- **Work to complete**: Write the lines out again, from the top of the material to the line containing "import pandas as pd", pictures excluded.

- **Data excerpt**:
========================================================================

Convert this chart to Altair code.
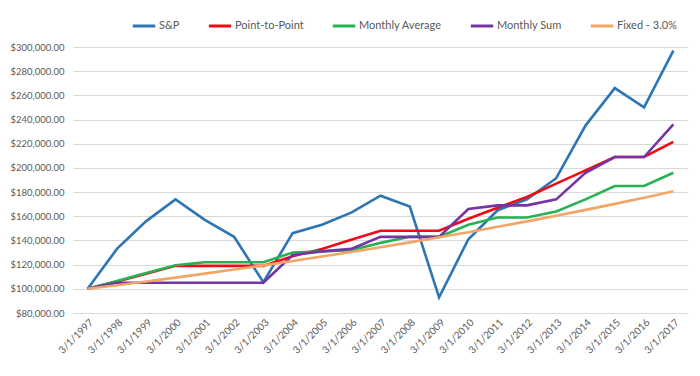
import altair as alt
import pandas as pd

dates = ["3/1/1997", "3/1/1998", "3/1/1999", "3/1/2000", "3/1/2001", "3/1/2002",
         "3/1/2003", "3/1/2004", "3/1/2005", "3/1/2006", "3/1/2007", "3/1/2008",
         "3/1/2009", "3/1/2010", "3/1/2011", "3/1/2012", "3/1/2013", "3/1/2014",
         "3/1/2015", "3/1/2016", "3/1/2017"]

sp = [100000, 133000, 156000, 174000, 157000, 143000, 105500, 146000, 153000, 163000,
      177000, 168000, 93000, 141000, 165000, 174000, 191500, 235000, 266000, 250000, 297000]
point_to_point = [100000, 106000, 112500, 119000, 119000, 119000, 119000, 127000, 133000,
                  140500, 148000, 148000, 148000, 158000, 167000, 176000, 187000, 198000,
                  209000, 209000, 221500]
monthly_average = [100000, 106500, 113000, 119500, 122000, 122000, 122000, 130000, 131000,
                   132000, 138000, 143000, 143000, 153000, 159000, 159000, 164000, 174000,
                   185000, 185000, 196000]
monthly_sum = [100000, 105000, 105000, 105000, 105000, 105000, 105000, 128000, 131000,
               133000, 143000, 143000, 143000, 166000, 169000, 169000, 174000, 196000,
               209000, 209000, 236000]
fixed_3 = [100000, 103000, 106090, 109273, 112551, 115927, 119405, 122987, 126677, 130477,
           134392, 138423, 142576, 146853, 151259, 155797, 160471, 165285, 170243, 175351,
           180611]

series_names = ["S&P", "Point-to-Point", "Monthly Average", "Monthly Sum", "Fixed - 3.0%"]
series_values = [sp, point_to_point, monthly_average, monthly_sum, fixed_3]
series_colors = ["#2E75B6", "#F00A14", "#27B152", "#7434A4", "#F2A564"]

rows = []
for name, vals in zip(series_names, series_values):
    for d, v in zip(dates, vals):
        rows.append({"date": d, "series": name, "value": v})
df = pd.DataFrame(rows)

font = "Lato"
grey = "#595959"

chart = alt.Chart(df).mark_line(strokeWidth=2.6, strokeJoin="miter").encode(
    x=alt.X("date:N", sort=dates, title=None,
            scale=alt.Scale(type="point", padding=0.5),
            axis=alt.Axis(labelAngle=-45, labelAlign="right", labelBaseline="top",
                          labelFontSize=10, labelColor=grey, labelFont=font,
                          ticks=False, domain=False, grid=False, labelPadding=4)),
    y=alt.Y("value:Q", title=None,
            scale=alt.Scale(domain=[80000, 300000], nice=False, zero=False),
            axis=alt.Axis(values=list(range(80000, 300001, 20000)), format="$,.2f",
                          labelFontSize=9.5, labelColor=grey, labelFont=font,
                          ticks=False, domain=False, gridColor="#D9D9D9", gridWidth=1,
                          labelPadding=9)),
    color=alt.Color("series:N", sort=series_names,
                    scale=alt.Scale(domain=series_names, range=series_colors),
                    legend=alt.Legend(title=None, orient="none", direction="horizontal",
                                      legendX=58, legendY=-34,
                                      symbolType="stroke", symbolStrokeWidth=3,
                                      symbolSize=500, labelFontSize=11, labelColor=grey,
                                      labelFont=font, columnPadding=22, labelOffset=2)),
    detail="series:N",
).properties(
    width=615, height=266,
    autosize=alt.AutoSizeParams(type="none"),
    padding={"left": 65, "top": 39, "right": 4, "bottom": 55},
).configure_view(stroke=None)

chart.save("out.html", embed_options={"renderer": "svg", "actions": False})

========================================================================

- **Exercise answer**:
Convert this chart to Altair code.
import altair as alt
import pandas as pd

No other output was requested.